Every so often I get bored of looking at the main page and decide to replace it with something different--just to see if anyone notices. People do, but judging from the responses I get, it seems to anger and confuse them more than anything, especially if they have a modicum of intelligence equivalent to that of a box of dirt. For those who need things spelled out for them: no, my site is not down. No, my site is not being hacked. If my site is being hacked, chances are about certain it's me who hacked it. On a couple occasions this has even gotten me into trouble, like on April Fool's day when I mirrored the Ishkur Dog Kennel website.

(yes, I'm well aware that I ripped this off from Something Awful)
Ishkur Under Attack! Emulating the Washington Post, a collection of articles written about the tragic events on October 11, where key portions of Ishkur.com were destroyed in plurrorist attacks.
Ishkur: the candyraver site Stolen images and cutnpasted text from candyraver Geocities pages. It actually took me longer to build than I thought: do you have any idea how hard it is to deliberately make a bad looking webpage?
Ishkur: the cyber-begging site The cyber-begging craze took off this summer like a stupid bimbo blowing $400 on a fucking purse, and this is my spoofing of these worthless, inconsiderate scumbags who have no shame whatsoever.
Ishkur: the LOTR fan site Spoofing the annoying flock of dipshit girlie groups oggling the elven heroes of Tolkien's Tale.
Ishkur: the Page Not Found site Subtle April Fool's joke.
Ishkur Internet: the web company! Boy, this takes me back. The days of 1999, where all one needed for unlimited funding was a snazzy website, a vaguely defined product, service or mission statement, and bullshit corporate speak.
The Athleticist Manifesto I got the idea while being disgruntled at the NHL lockout talks, and thought "why don't the players just break off and form their own league? They don't need the owners." And then I thought WHOA--that sounds like communism. The rest just sort of wrote itself. Search-and-replace has never been more fun.

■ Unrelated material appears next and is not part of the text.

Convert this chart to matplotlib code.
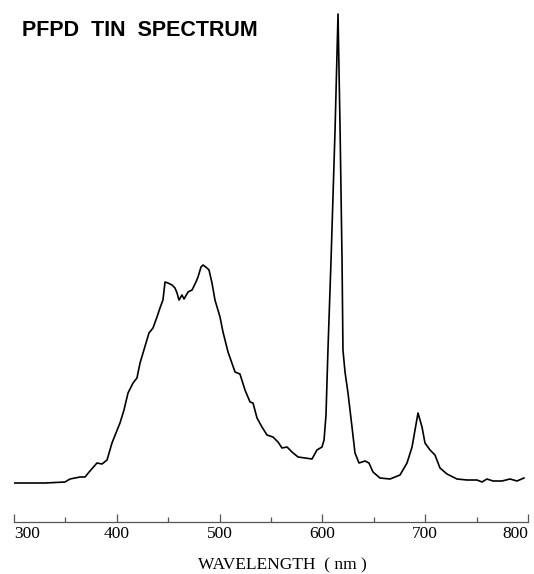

Stupid Design "If them Creationist sons of bitches want to have that kind of party, I'm gonna put my dick in the mashed potatoes."
--MC Hawking
Art Looking at it very simply artistically and ethnically, this piece of work is essentially Imperical maleonglece of a artistically radical yet visually passé and temporally transcended artistic content welded with historically innovative expressive material transposed and transmogrified by the ankus of the creative ethic experience which elevates it from essentially alpha exponents of in essence merely beta potential visual material into the prime cultural exponents of Aloin condensic standard form.
Sold On April Fool's Day, I sold my site. On April Fool's Day.
The Return I took an 8 month sabbatical from the site to take care of personal life things. This is my return announcement.
House Music is Back! We've finally gone from 1984 to 1987, people! You know what this means? ...next year, we're bringing ACID BACK!